Why All Planning Firms Could Use a Robo-Advisor Strategy
It seems like the year of the robo-advisor, with billions of dollars being invested through this relatively new type of investment intermediary. Robo-advisors Betterment and Wealthfront each advise on roughly $2.6 billion. Within four years, robo-advisors will collectively control $255 billion in end-client assets, according to research by MyPrivateBanking.com.
Should the multi-trillion dollar advisory industry view robos as a business threat? Or should advisors view their emergence as an opportunity? I believe that rather than fight the robo-advisor trend, advisors will be better served by incorporating the philosophy into their business as they see appropriate.
Venture-capital-funded entrepreneurs originally developed robo-advisors to address the needs of smaller investors, typically with little money to invest and little or no investment experience. Investors can simply sign up for the service, fill out a profiling questionnaire, and invest in the appropriate asset-allocation model for a low minimum investment and at a very low fee.
The original concept targeted millennials, as they fit this investor profile. And many millennials are more comfortable with an online service that is quick and efficient. However, robo-advisors have shown that their markets can extend past millennials and other small investors; some investors with substantial assets have embraced the concept as well.
In my estimation, the early growth and success of robo-advisors is evidence that they are here to stay. Advisors can fight them and stick with the line that nothing can replace personalized and individualized advice, or advisors can ask themselves the question, How can I utilize the emergence of robo-advisors and their technology to my advantage? Here are three ways:
Assist with client segmentation. As many advisors grow their businesses, they face the issue of having too many clients — and they often have to grapple with the issue of what do to with smaller, less profitable clients. They also have to turn down prospective new clients who don’t meet their account minimums.
Advisors can use robo-advisor services as an alternative for clients or potential clients who don’t fit into their current business model. Rather than turning them away, advisors will be able to keep them.
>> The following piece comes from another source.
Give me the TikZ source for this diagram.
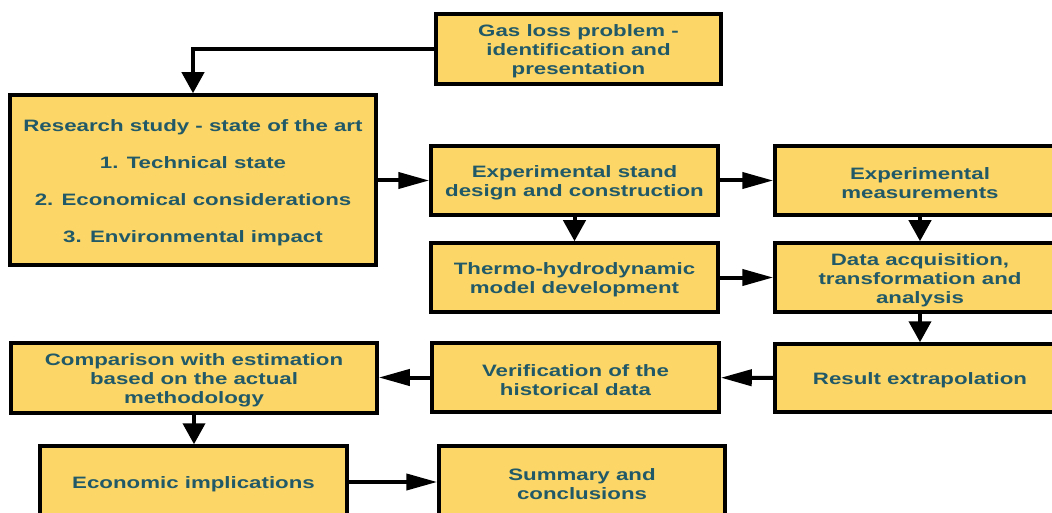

As client assets grow over time, and these clients need more-sophisticated services, they can be migrated into the advisor’s core business. And at that point they become more-profitable clients. Or, if they are happy, they remain as robo-type clients — the advisor’s revenue from them might be smaller, but they are spending a lot of time or money on client service.
Attract family members of clients. Advisors often struggle to effectively attract the family members — typically children — of current clients. This is a serious setback, as developing such relationships is crucial to building a longer-term sustainable business. But a robo-advisor service component can mitigate this threat, as such systems allow these family members to become part of the firm even before they amass assets. As a result, these new clients will learn the basics of investing and be more apt to remain long-term clients.
Attract millennials. Similar to the matter above, as advisors grapple with the issue of how to service the newest generation of investors, they are offering them what the competition is offering — again without disrupting their current business model. Over time, as advisors attract more millennials through the robo-advisor model, they will learn more about them and their long-term needs and traits. Indeed, they will be better prepared to adjust their entire business model in the future if necessary.
So from many perspectives, I think it is better for advsors to embrace robo-advisors rather than fight the trend. Many sponsor firms — such as Schwab, Fidelity and Wells Fargo — have joined the trend and are offering or developing their own robo-advisor platforms.
Hey, if you don’t like the term “robo-advisor” — or think that it diminishes you somehow — don’t call it robo-investing. Characterize it as an online or digital supplement to your current business model, which, for a lower fee, affords investors some alternative investment options.
Whether you develop your robo-advisor capabilities or use those of a third party, and regardless of what you call it, I think ignoring or fighting this trend is less advantageous than going with the flow.